Só faltou ao Papa dizer que Fidel bem mereceu a nomeação como Herói Mundial da Solidariedade pela Assembleia Geral das Nações Unidas.
Há dias, um amigo meu, leitor do Público, como eu, mas também de outros títulos da imprensa dita “de referência”, dizia-me ter tomado conhecimento da nomeação de Evo Morales como “Herói Mundial da Mãe Terra” pela Assembleia Geral das Nações Unidas, não através da referida imprensa, mas sim através do Avante! O acontecimento data de 29 de Agosto p.p. e nem este amigo nem eu próprio tínhamos dele conhecimento.
Admito que algum destes órgãos de comunicação escrita ou qualquer outro – da audiovisual – tenha dado conta da ocorrência. Estávamos no fim de Agosto, tempo de férias, de praia e de pouca atenção à actualidade. Mas, se o fez, só pode ter sido escassamente e sem relevo, à socapa, numa notícia de fundo de página.
Ora este acontecimento não tem nada de irrelevante.

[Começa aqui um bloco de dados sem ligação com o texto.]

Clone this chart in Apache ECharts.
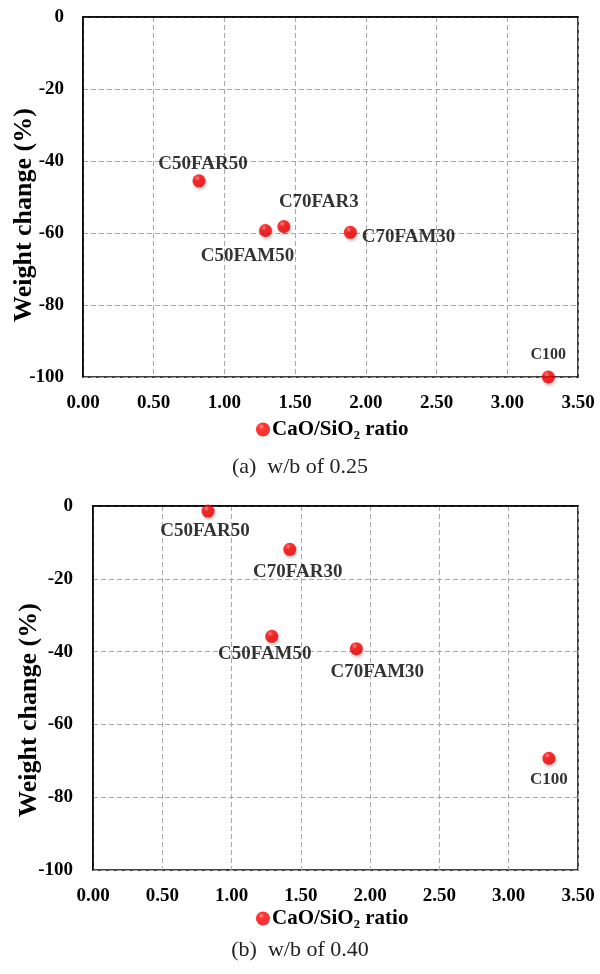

Eis o que pude apurar pela consulta do site http://www.processocom.wordpress.com , de que cito alguns passos:
·Evo Morales recebeu a sua nomeação das próprias mãos do presidente da Assembleia Geral da ONU, o nicaraguense Miguel D’Escoto, sob a forma de uma medalha e de um pergaminho, cujo texto define o primeiro indígena a governar a Bolívia como “o máximo expoente e paradigma de amor à Mãe Terra”.
·“A ideia de conceder a distinção a Morales, revelou D’Escoto, partiu de uma iniciativa do rei Abdullah da Arábia Saudita. Após escutar um discurso do boliviano em defesa da Mãe Terra, o líder saudita sugeriu convocar uma reunião da Assembleia Geral da ONU para discutir maneiras de resgatar conceitos ancestrais a fim de combater a mudança climática.”
·“Até hoje, somente dois outros líderes haviam sido designados “heróis mundiais” pela ONU. São eles o ex-presidente cubano Fidel Castro, “Herói Mundial da Solidariedade”, e o falecido ex-presidente da Tanzânia Julius Nyerere, nomeado “Herói Mundial da Justiça Social”.
·Na cerimónia realizada em La Paz, Miguel D’Escoto disse: “O que queremos fazer é apresentar ao mundo estas três pessoas e dizer que elas encarnam as virtudes e valores dignos de serem copiados por todos”.
·“O presidente da Assembleia Geral da ONU lembrou que Morales “foi quem mais ajudou as Nações Unidas a declararem o 22 de Abril como Dia Mundial da Mãe Terra”.
Pois bem, numa época em que o debate sobre o aquecimento global – agora baptizado de “alterações climáticas” – é omnipresente nos media e numa ocasião recente em que os líderes mundiais discutiam em Copenhaga as medidas a implementar para as combater, com o insucesso conhecido, nem uma só vez dei por uma referência à nomeação com que Evo Morales foi distinguido.
Por que será? – perguntamo-nos. Não faço a mínima ideia. Mas quer-me parecer que se, em vez de Morales, o nomeado fosse, por exemplo, Obama, Sarkozy, Uribe, ou Netanyahu, toda a imprensa embandeirava em arco.
Já agora – alguém sabia da nomeação de Fidel como Herói Mundial da Solidariedade? E de Julius Nyerere como Herói Mundial da Justiça Social? Eu também não. Decididamente, somos muitos a andar mal informados, maugrado a pletora de informação nesta sociedade da comunicação.
E, por outro lado, por que será que os nomeados são estes e não os outros que referi atrás?
Tantas perguntas, com, talvez, duas respostas possíveis. Uma é a que D’Escoto nos dá: “ [estes homens] encarnam as virtudes e valores dignos de serem copiados por todos”.
Claro que é sempre possível dar a outra resposta: a Assembleia Geral é maioritariamente composta por pequenos países do mundo subdesenvolvido, pelo que as suas deliberações são pouco fiáveis.
Escolham – que eu já escolhi há muito e não vejo motivos para mudar de ideias.